The present invention relates to a process for the direct carbonylation of C--H bonds of hydrocarbons for the production of aldehydes and/or other useful products such as olefins, alcohols, carboxylic acids, ketones, and so forth.
In principle, various useful products such as aldehydes, carboxylic acids, alcohols, ketones and olefins can be produced by directly functionalizing hydrocarbons. In particular, the direct and selective carbonylation of hydrocarbons under mild conditions is of great interest. Although a carbon-to-hydrogen bond of the hydrocarbons must be activated in the carbonylation, the bond energy of the carbon-to-hydrogen bond is high and, therefore the direct carbonylation is thought to be quite difficult. In fact, a process for directly carbonylating hydrocarbons with carbon monoxide in the presence of a metal-complex has substantially been unknown.
An indirect carbonylation process has been employed heretofore which comprises converting a hydrocarbon into an activated compound by oxidation or halogenation, and reacting the compound with carbon monoxide in the presence of a hydrogen source or a nucleophilic reagent. However, the number of the steps of such an indirect carbonylation process is larger than that of the direct carbonylation process, so that the indirect process is not preferred from the viewpoint of saving resources and energy.
On the other hand, complex catalysts are studied recently and investigations are made for the purpose of employing a combination of a complex catalyst with other activation processes for the reaction. In particular, intensive investigations of a combination of the activation by light and a metal-complex are in progress. However, any efficient direct carbonylation processes wherein a hydrocarbon is reacted with carbon monoxide in the presence of a complex catalyst under irradiation with light have not been known yet.

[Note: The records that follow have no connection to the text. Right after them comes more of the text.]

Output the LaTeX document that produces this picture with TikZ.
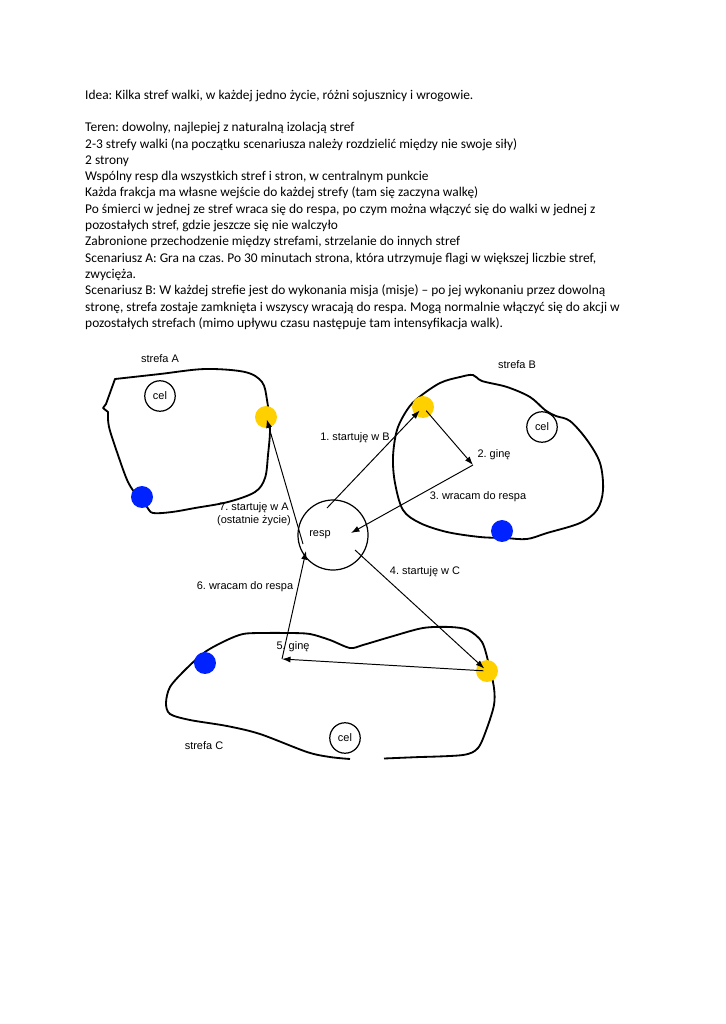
\documentclass[tikz,border=0pt]{standalone}
\usepackage{fontspec}
\setmainfont{Carlito}
\newfontfamily\labelfont{Liberation Sans}
\usetikzlibrary{arrows.meta}
\definecolor{startyellow}{RGB}{255,208,0}
\definecolor{startblue}{RGB}{0,34,255}
\frenchspacing

\tikzset{
  zone/.style={line width=1.5pt, line join=round},
  dot/.style={circle, inner sep=0pt, minimum size=18pt},
  yellowdot/.style={dot, fill=startyellow},
  bluedot/.style={dot, fill=startblue},
  lbl/.style={font=\labelfont\fontsize{9}{11}\selectfont, inner sep=0pt},
  target/.style={lbl, circle, draw, line width=1pt, minimum size=25pt},
  hub/.style={circle, draw, line width=1pt, minimum size=57.5pt, inner sep=0pt},
  move/.style={-{Latex[length=7pt,width=5pt]}, line width=0.8pt},
}

\begin{document}
\begin{tikzpicture}[x=0.8211pt, y=-0.8211pt]
  \useasboundingbox (0,0) rectangle (725,1024);

  \node[anchor=north west, inner sep=0pt, align=left,
        font=\fontsize{11}{13.4}\selectfont] (notes) at (85,89.5)
    {Idea: Kilka stref walki, w każdej jedno życie, różni sojusznicy i wrogowie.\\[13.4pt]
     Teren: dowolny, najlepiej z naturalną izolacją stref\\
     2-3 strefy walki (na początku scenariusza należy rozdzielić między nie swoje siły)\\
     2 strony\\
     Wspólny resp dla wszystkich stref i stron, w centralnym punkcie\\
     Każda frakcja ma własne wejście do każdej strefy (tam się zaczyna walkę)\\
     Po śmierci w jednej ze stref wraca się do respa, po czym można włączyć się do walki w jednej z\\
     pozostałych stref, gdzie jeszcze się nie walczyło\\
     Zabronione przechodzenie między strefami, strzelanie do innych stref\\
     Scenariusz A: Gra na czas. Po 30 minutach strona, która utrzymuje flagi w większej liczbie stref,\\
     zwycięża.\\
     Scenariusz B: W każdej strefie jest do wykonania misja (misje) – po jej wykonaniu przez dowolną\\
     stronę, strefa zostaje zamknięta i wszyscy wracają do respa. Mogą normalnie włączyć się do akcji w\\
     pozostałych strefach (mimo upływu czasu następuje tam intensyfikacja walk).};

  % strefy
  \draw[zone] plot[smooth, tension=0.55] coordinates {(108,412) (109,427) (118,455) (128,482)
    (138,497) (147,507) (153,513) (172,512) (195,508) (228,502) (255,492) (265,478) (268,455)
    (270,428) (267,400) (262,382) (245,372) (205,369) (160,374) (115,379)}
    -- (106,404) -- (103,408) -- cycle;
  \draw[zone] plot[smooth cycle, tension=0.55] coordinates {(418,398) (440,383) (460,377)
    (473,375) (482,381) (507,387) (530,397) (545,410) (556,416) (570,421) (587,440) (600,463)
    (603,490) (597,510) (580,523) (547,533) (527,539) (505,538) (480,537) (447,532) (420,523)
    (403,510) (395,483) (393,457) (397,430) (407,410)};
  \draw[zone] plot[smooth, tension=0.5] coordinates {(420,757)
    (463,755) (478,748) (487,728) (494,705) (494,688) (489,665) (482,642) (468,630) (450,627)
    (423,628) (390,637) (363,645) (350,648) (330,640) (310,634) (290,633) (260,633) (243,634)
    (227,640) (205,652) (185,670) (170,687) (166,703) (170,714) (190,720) (227,726) (260,734)
    (307,752) (330,757) (350,759)};
  \draw[zone] (384,758.5) -- (420,757);

  \node[lbl] (nameA) at (160,359) {strefa A};
  \node[lbl] (nameB) at (517,365) {strefa B};
  \node[lbl] (nameC) at (204,746) {strefa C};

  \node[target, fill=white] (celA) at (160,396) {cel};
  \node[target, fill=white] (celB) at (542,427) {cel};
  \node[target, fill=white] (celC) at (345,738) {cel};

  \node[yellowdot] (startA) at (266,417) {};
  \node[bluedot] (baseA) at (142,497) {};
  \node[yellowdot] (startB) at (423,407) {};
  \node[bluedot] (baseB) at (502,531) {};
  \node[yellowdot] (startC) at (487,671) {};
  \node[bluedot] (baseC) at (205,663) {};

  \node[hub] (resp) at (333,535) {};
  \node[lbl] (respText) at (320,535) {resp};

  \coordinate (dieB) at (473,465);
  \coordinate (dieC) at (282,659);
  \coordinate (respOne) at (327,508);
  \coordinate (respThree) at (351,533);
  \coordinate (respFour) at (355,550);
  \coordinate (respSix) at (306,551);
  \coordinate (respSeven) at (303,544);

  % ruchy
  \draw[move, shorten >=4pt] (respOne) -- (startB.center);
  \draw[move, shorten <=4pt] (startB.center) -- (dieB);
  \draw[move] (dieB) -- (respThree);
  \draw[move, shorten >=3pt] (respFour) -- (startC.center);
  \draw[move, shorten <=3pt] (startC.center) -- (dieC);
  \draw[move] (dieC) -- (respSix);
  \draw[move, shorten >=2pt] (respSeven) -- (startA.center);

  \node[lbl] (stepOne) at (355,438) {1. startuję w B};
  \node[lbl] (stepTwo) at (494,455) {2. ginę};
  \node[lbl] (stepThree) at (478,497) {3. wracam do respa};
  \node[lbl] (stepFour) at (425,572) {4. startuję w C};
  \node[lbl] (stepFive) at (293,647) {5. ginę};
  \node[lbl] (stepSix) at (245,587) {6. wracam do respa};
  \node[lbl, align=center] (stepSeven) at (254,514) {7. startuję w A\\(ostatnie życie)};
\end{tikzpicture}
\end{document}
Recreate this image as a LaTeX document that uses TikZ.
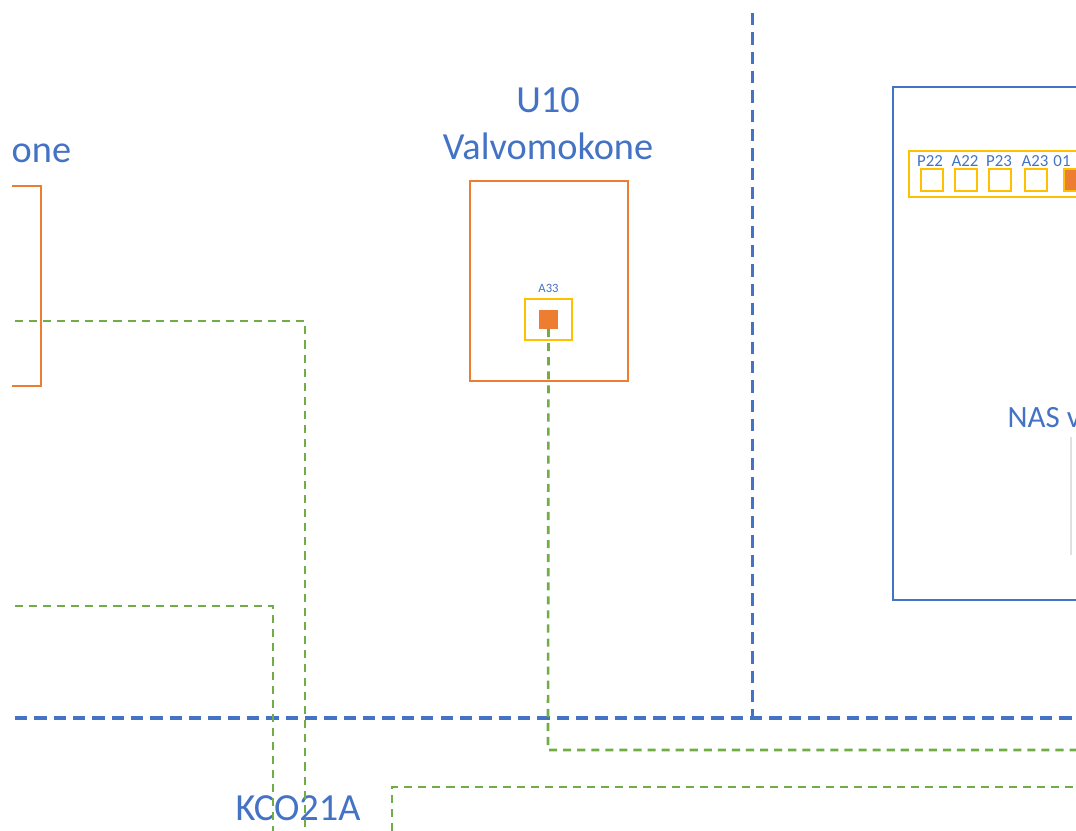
\documentclass[tikz,border=0pt]{standalone}
\usepackage{fontspec}
\setmainfont{Carlito}
\definecolor{ublue}{HTML}{4472C4}
\definecolor{uorange}{HTML}{ED7D31}
\definecolor{uyellow}{HTML}{FFC000}
\definecolor{ugreen}{HTML}{70AD47}
\tikzset{
  obox/.style={draw=uorange,line width=0.6pt,inner sep=0pt},
  bbox/.style={draw=ublue,line width=0.6pt,inner sep=0pt},
  ybox/.style={draw=uyellow,line width=0.65pt,inner sep=0pt},
  port/.style={draw=uyellow,line width=0.65pt,inner sep=0pt,minimum size=0.22cm},
  portfull/.style={port,fill=uorange},
  title/.style={text=ublue,font=\fontsize{10.9}{13.3}\selectfont,align=center,inner sep=0pt},
  plabel/.style={text=ublue,font=\fontsize{4.8}{6}\selectfont,inner sep=0pt},
  bus/.style={draw=ublue,line width=0.86pt,dash pattern=on 3.5pt off 2pt},
  sig/.style={draw=ugreen,line width=0.75pt,dash pattern=on 2.3pt off 1.7pt}
}
\begin{document}
\begin{tikzpicture}[x=0.01cm,y=-0.01cm]
\useasboundingbox (0,0) rectangle (1076,831);
\begin{scope}
\clip (12,0) rectangle (1076,831);

\node[obox,minimum width=1.58cm,minimum height=2.00cm] (lbox) at (-38,286) {};
\node[title,anchor=west] (lname) at (11,153) {one};

\node[obox,minimum width=1.58cm,minimum height=2.00cm] (u10) at (549,281) {};
\node[title] (u10name) at (548,124) {U10\\Valvomokone};
\node[ybox,minimum width=0.47cm,minimum height=0.41cm] (a33) at (548.5,319.5) {};
\node[obox,fill=uorange,minimum size=0.17cm] (a33in) at (548.5,319.5) {};
\node[plabel,font=\fontsize{3.6}{4}\selectfont] (a33lab) at (548.5,288) {A33};

\node[bbox,minimum width=4.2cm,minimum height=5.13cm,anchor=north west] (nas) at (892,86) {};
\node[ybox,minimum width=4.0cm,minimum height=0.46cm,anchor=west] (strip) at (908,174) {};
\node[port    ] (p22) at (932,180) {};
\node[port    ] (a22) at (966,180) {};
\node[port    ] (p23) at (1000,180) {};
\node[port    ] (a23) at (1036,180) {};
\node[portfull] (o01) at (1075,180) {};
\node[plabel] (p22lab) at (930,161) {P22};
\node[plabel] (a22lab) at (965,161) {A22};
\node[plabel] (p23lab) at (999,161) {P23};
\node[plabel] (a23lab) at (1035,161) {A23};
\node[plabel] (o01lab) at (1062,161) {01};
\node[title,font=\fontsize{8.8}{10}\selectfont,anchor=west] (nasname) at (1007,418) {NAS v};
\coordinate (g1) at (1071,437);
\coordinate (g2) at (1071,555);
\draw[black!12,line width=0.4pt] (g1) -- (g2);

\node[title] (kco) at (298,808) {KCO21A};

\coordinate (vtop) at (752,13);
\coordinate (vbot) at (752,718);
\coordinate (hleft) at (15,718);
\coordinate (hright) at (1076,718);
\draw[bus] (vtop) -- (vbot);
\draw[bus] (hleft) -- (hright);

\coordinate (s1) at (548,750);
\coordinate (s1e) at (1076,750);
\draw[sig] (a33in.south) -- (s1) -- (s1e);

\coordinate (s2a) at (15,321);
\coordinate (s2b) at (305,321);
\coordinate (s2c) at (305,831);
\draw[sig] (s2a) -- (s2b) -- (s2c);

\coordinate (s3a) at (15,606);
\coordinate (s3b) at (273,606);
\coordinate (s3c) at (273,831);
\draw[sig] (s3a) -- (s3b) -- (s3c);

\coordinate (s4a) at (392,831);
\coordinate (s4b) at (392,787);
\coordinate (s4c) at (1076,787);
\draw[sig] (s4a) -- (s4b) -- (s4c);
\end{scope}
\end{tikzpicture}
\end{document}
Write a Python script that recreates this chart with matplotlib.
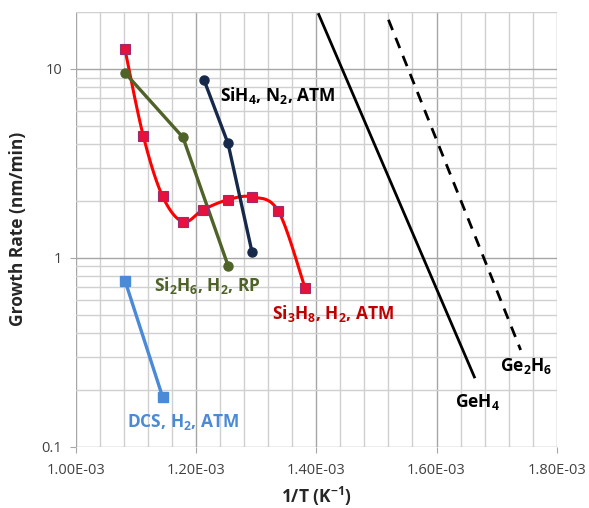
import numpy as np
import matplotlib
matplotlib.use("Agg")
import matplotlib.pyplot as plt
from matplotlib.ticker import FixedLocator, NullFormatter

plt.rcParams['font.family'] = ['Open Sans', 'DejaVu Sans']
plt.rcParams['mathtext.fontset'] = 'custom'
plt.rcParams['mathtext.rm'] = 'Open Sans:bold'
plt.rcParams['mathtext.bf'] = 'Open Sans:bold'
plt.rcParams['mathtext.default'] = 'rm'

# --- data ---
si3h8_x = [1.0815e-3, 1.112e-3, 1.144e-3, 1.178e-3, 1.212e-3, 1.253e-3, 1.293e-3, 1.337e-3, 1.381e-3]
si3h8_y = [12.7, 4.41, 2.12, 1.55, 1.80, 2.03, 2.10, 1.76, 0.693]
si2h6_x = [1.082e-3, 1.178e-3, 1.253e-3]
si2h6_y = [9.49, 4.34, 0.91]
sih4_x = [1.213e-3, 1.253e-3, 1.293e-3]
sih4_y = [8.74, 4.03, 1.07]
dcs_x = [1.0815e-3, 1.144e-3]
dcs_y = [0.758, 0.184]
geh4_x = [1.404e-3, 1.663e-3]
geh4_y = [19.4, 0.234]
ge2h6_x = [1.520e-3, 1.740e-3]
ge2h6_y = [18.2, 0.325]
xticks = [1.0e-3, 1.2e-3, 1.4e-3, 1.6e-3, 1.8e-3]
xtick_labels = ["1.00E-03", "1.20E-03", "1.40E-03", "1.60E-03", "1.80E-03"]


def smooth(xs, ys, xr, n=30):
    # Excel-like smoothed line (Catmull-Rom) in normalised x / log-y space
    px = (np.asarray(xs) - xr[0]) / (xr[1] - xr[0])
    py = np.log10(np.asarray(ys)) / 2.0
    P = np.column_stack([px, py])
    P = np.vstack([P[0], P, P[-1]])
    out = []
    for i in range(1, len(P) - 2):
        p0, p1, p2, p3 = P[i - 1], P[i], P[i + 1], P[i + 2]
        c1 = p1 + (p2 - p0) / 6
        c2 = p2 - (p3 - p1) / 6
        t = np.linspace(0, 1, n)[:, None]
        seg = ((1 - t) ** 3) * p1 + 3 * ((1 - t) ** 2) * t * c1 + 3 * (1 - t) * t ** 2 * c2 + t ** 3 * p2
        out.append(seg if i == 1 else seg[1:])
    S = np.vstack(out)
    return S[:, 0] * (xr[1] - xr[0]) + xr[0], 10 ** (S[:, 1] * 2.0)


fig = plt.figure(figsize=(5.89, 5.08), dpi=100)
ax = fig.add_axes([76 / 589, 1 - 446.7 / 508, (556.7 - 76) / 589, (446.7 - 12) / 508])
xr = (1.0e-3, 1.8e-3)
ax.set_xlim(*xr)
ax.set_yscale('log')
ax.set_ylim(0.1, 20)

# grid
ax.xaxis.set_major_locator(FixedLocator(xticks))
ax.xaxis.set_minor_locator(FixedLocator(np.arange(1.0e-3, 1.8001e-3, 0.04e-3)))
ax.set_xticklabels(xtick_labels)
ax.yaxis.set_major_locator(FixedLocator([0.1, 1, 10]))
ax.set_yticklabels(["0.1", "1", "10"])
ax.yaxis.set_minor_formatter(NullFormatter())
ax.grid(True, which='major', color='#a6a6a6', lw=1.0)
ax.grid(True, which='minor', color='#d0d0d0', lw=1.0)
ax.set_axisbelow(True)
for s in ax.spines.values():
    s.set_visible(False)
ax.tick_params(which='minor', length=0)
ax.tick_params(which='major', length=4, color='#a6a6a6', labelsize=10.5, labelcolor='#404040', pad=6)
ax.tick_params(axis='x', pad=8)

# series
sx, sy = smooth(si3h8_x, si3h8_y, xr)
ax.plot(sx, sy, color='#ff0000', lw=2.2, zorder=3)
ax.plot(si3h8_x, si3h8_y, ls='none', marker='s', ms=6.5, mfc='#e8103c', mec='#9b2d6e', mew=0.8, zorder=4)
ax.plot(si2h6_x, si2h6_y, color='#4f6228', lw=2.4, marker='o', ms=6.5, mfc='#4f6228', mec='#4f6228', zorder=3)
ax.plot(sih4_x, sih4_y, color='#17294a', lw=2.4, marker='o', ms=6.5, mfc='#17294a', mec='#17294a', zorder=3)
ax.plot(dcs_x, dcs_y, color='#4a8ad6', lw=2.4, marker='s', ms=6.5, mfc='#4a8ad6', mec='#4a8ad6', zorder=3)
ax.plot(geh4_x, geh4_y, color='black', lw=2.0, zorder=3)
ax.plot(ge2h6_x, ge2h6_y, color='black', lw=2.0, ls=(0, (4, 3)), zorder=3)

# labels
tk = dict(fontsize=12.5, fontweight='bold', transform=ax.transAxes, va='center', ha='left')
W = 556.7 - 76
H = 446.7 - 12
def axc(px, py):
    return (px - 76) / W, (446.7 - py) / H

ax.text(*axc(220, 95), "SiH$_4$, N$_2$, ATM", color='black', **tk)
ax.text(*axc(154, 285), "Si$_2$H$_6$, H$_2$, RP", color='#4f6228', **tk)
ax.text(*axc(272, 313), "Si$_3$H$_8$, H$_2$, ATM", color='#c00000', **tk)
ax.text(*axc(127, 422), "DCS, H$_2$, ATM", color='#4a8ad6', **tk)
ax.text(*axc(455, 402), "GeH$_4$", color='black', **tk)
ax.text(*axc(500, 366), "Ge$_2$H$_6$", color='black', **tk)

ax.set_ylabel("Growth Rate (nm/min)", fontsize=12.5, fontweight='bold', color='#262626', labelpad=10)
ax.set_xlabel("1/T (K$^{-1}$)", fontsize=12.5, fontweight='bold', color='#262626', labelpad=5)

fig.savefig("out.png", dpi=100)
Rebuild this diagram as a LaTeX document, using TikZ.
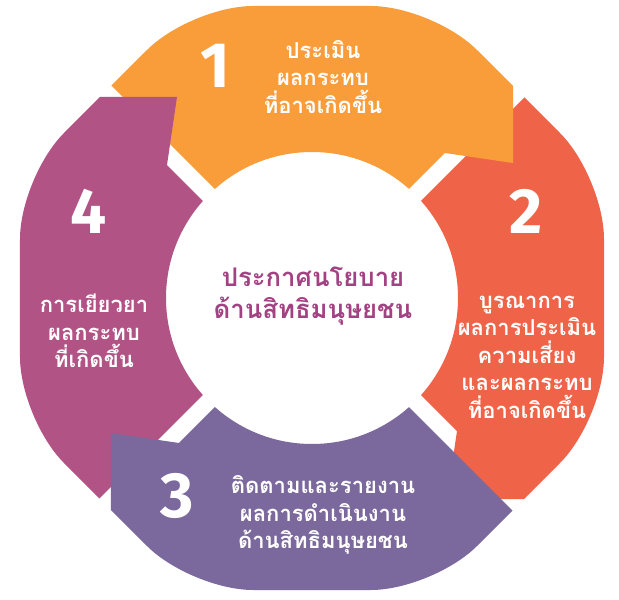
\documentclass[tikz,border=0pt]{standalone}
\usepackage{fontspec}
\newfontfamily\thaif[Script=Thai]{Loma}
\newfontfamily\numf{Fira Sans}
\definecolor{cOrange}{HTML}{F99D3B}
\definecolor{cRed}{HTML}{EF6449}
\definecolor{cPurple}{HTML}{7B689C}
\definecolor{cMagenta}{HTML}{B25385}
\definecolor{cText}{HTML}{A34283}
\newcommand\ringpart[2]{%
  \begin{scope}[rotate=#2]
    \clip[rounded corners=62] (292,0) -- (292,121) -- (121,292) -- (-121,292) -- (-292,121) -- (-292,-121) -- (-121,-292) -- (121,-292) -- (292,-121) -- cycle;
    \clip (0,12) -- (133,145) -- (201,135) -- (201,520) -- (-508,520) -- cycle;
    \fill[#1, even odd rule] (-420,-420) rectangle (420,420) (0,0) circle (146);
  \end{scope}}
\tikzset{
  numlabel/.style={text=white, inner sep=0pt, font=\numf\bfseries\fontsize{64}{64}\selectfont},
  steptext/.style={text=white, inner sep=0pt, align=center, font=\thaif\bfseries\fontsize{22}{27.5}\selectfont},
  centertext/.style={text=cText, inner sep=0pt, align=center, font=\thaif\bfseries\fontsize{25.7}{32}\selectfont}
}
\begin{document}
\begin{tikzpicture}[x=1pt,y=1pt]
\useasboundingbox (-312,-302) rectangle (307,298);
\ringpart{cRed}{-90}
\ringpart{cOrange}{0}
\ringpart{cMagenta}{90}
\ringpart{cPurple}{180}
\node[numlabel] (n1) at (-97,232) {1};
\node[numlabel] (n2) at (214,87) {2};
\node[numlabel] (n3) at (-135,-198) {3};
\node[numlabel] (n4) at (-223,87) {4};
\node[steptext] (t1) at (11,221) {ประเมิน\\ผลกระทบ\\ที่อาจเกิดขึ้น};
\node[steptext] (t2) at (215,-59) {บูรณาการ\\ผลการประเมิน\\ความเสี่ยง\\และผลกระทบ\\ที่อาจเกิดขึ้น};
\node[steptext] (t3) at (11,-217) {ติดตามและรายงาน\\ผลการดำเนินงาน\\ด้านสิทธิมนุษยชน};
\node[steptext] (t4) at (-218,-33) {การเยียวยา\\ผลกระทบ\\ที่เกิดขึ้น};
\node[centertext] (c) at (1,2) {ประกาศนโยบาย\\ด้านสิทธิมนุษยชน};
\end{tikzpicture}
\end{document}
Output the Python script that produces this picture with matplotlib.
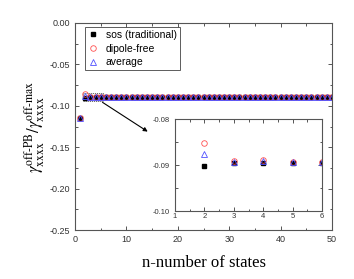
import numpy as np
import matplotlib.pyplot as plt
from matplotlib.patches import Rectangle
from matplotlib.ticker import MultipleLocator

# n = 1..50
n = np.arange(1, 51)
first = {"sos": [-0.1145, -0.0903, -0.0895, -0.0895, -0.0895, -0.0895],
         "dipole": [-0.1145, -0.0852, -0.0891, -0.0889, -0.0893, -0.0893],
         "avg": [-0.1145, -0.0876, -0.0893, -0.0891, -0.0894, -0.0894]}
sos = np.array(first["sos"] + [-0.0895] * 44)
dipole = np.array(first["dipole"] + [-0.0893] * 44)
avg = np.array(first["avg"] + [-0.0894] * 44)
labels = ["sos (traditional)", "dipole-free", "average"]

plt.rcParams['font.family'] = ['Liberation Sans', 'DejaVu Sans']
plt.rcParams['mathtext.fontset'] = 'stix'

fig = plt.figure(figsize=(3.54, 2.79), dpi=100)
ax = fig.add_axes([75/354, 1 - 230/279, 257/354, 207/279])

def style(a, size):
    for s in a.spines.values():
        s.set_color('#555555')
        s.set_linewidth(0.8)
    a.tick_params(which='both', direction='in', top=True, right=True,
                  labelsize=size, colors='#555555', labelcolor='#333333', width=0.7)
    a.tick_params(which='major', length=3)
    a.tick_params(which='minor', length=1.8)

ax.plot(n, sos, 's', color='black', ms=3, label=labels[0])
ax.plot(n, dipole, 'o', mfc='none', mec='#ff5050', ms=4, mew=0.6, label=labels[1])
ax.plot(n, avg, '^', mfc='none', mec='#5050ff', ms=4, mew=0.6, label=labels[2])
ax.set_xlim(0, 50)
ax.set_ylim(-0.25, 0.0)
ax.xaxis.set_major_locator(MultipleLocator(10))
ax.xaxis.set_minor_locator(MultipleLocator(5))
ax.yaxis.set_major_locator(MultipleLocator(0.05))
ax.yaxis.set_minor_locator(MultipleLocator(0.025))
ax.yaxis.set_major_formatter(plt.FuncFormatter(lambda v, p: f"{v:.2f}"))
style(ax, 6.5)

leg = ax.legend(loc='upper left', fontsize=7.5, frameon=True, fancybox=False,
                edgecolor='#333333', handletextpad=0.7, borderpad=0.3,
                labelspacing=0.35, handlelength=1.0, borderaxespad=0,
                bbox_to_anchor=(0.039, 0.981))
leg.get_frame().set_linewidth(0.7)

ax.set_xlabel("n-number of states", family='Liberation Serif', fontsize=12, labelpad=8)
ax.set_ylabel(r"$\gamma_{\rm xxxx}^{\rm off\text{-}PB}/\gamma_{\rm xxxx}^{\rm off\text{-}max}$",
              fontsize=12, labelpad=2)

ax.add_patch(Rectangle((1.5, -0.094), 4.0, 0.0095, fill=False, ls=(0, (1.5, 1)),
                       lw=0.6, ec='#555555'))
ax.annotate("", xy=(14.6, -0.133), xytext=(4.9, -0.094),
            arrowprops=dict(arrowstyle='-|>', color='black', lw=0.8, mutation_scale=6))

ins = fig.add_axes([175/354, 1 - 211/279, 147/354, 92/279])
ins.plot(n, sos, 's', color='black', ms=3)
ins.plot(n, dipole, 'o', mfc='none', mec='#ff5050', ms=4, mew=0.6)
ins.plot(n, avg, '^', mfc='none', mec='#5050ff', ms=4, mew=0.6)
ins.set_xlim(1, 6)
ins.set_ylim(-0.10, -0.08)
ins.xaxis.set_major_locator(MultipleLocator(1))
ins.xaxis.set_minor_locator(MultipleLocator(0.5))
ins.yaxis.set_major_locator(MultipleLocator(0.01))
ins.yaxis.set_minor_locator(MultipleLocator(0.005))
ins.yaxis.set_major_formatter(plt.FuncFormatter(lambda v, p: f"{v:.2f}"))
style(ins, 5.5)
ins.tick_params(axis='x', pad=1.5)

fig.savefig("out.png", dpi=100)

R. Eisenberg et al have made reports on photochemical carbonylation of benzene in the presence of rhodium complex or iridium complex (Organometallics, 1983, 2, 767 and J. Am. Chem. Soc. 1986, 108, 535). According to the reports, the yield attained is extremely low, and since the low yields are due to a thermodynamic limitation, it essentially is difficult to attain an improvement in or relating to the yield. Further, the reports are limited to deal only with reactions of benzene, and in the prior art there is not known an instance of the reaction of olefines.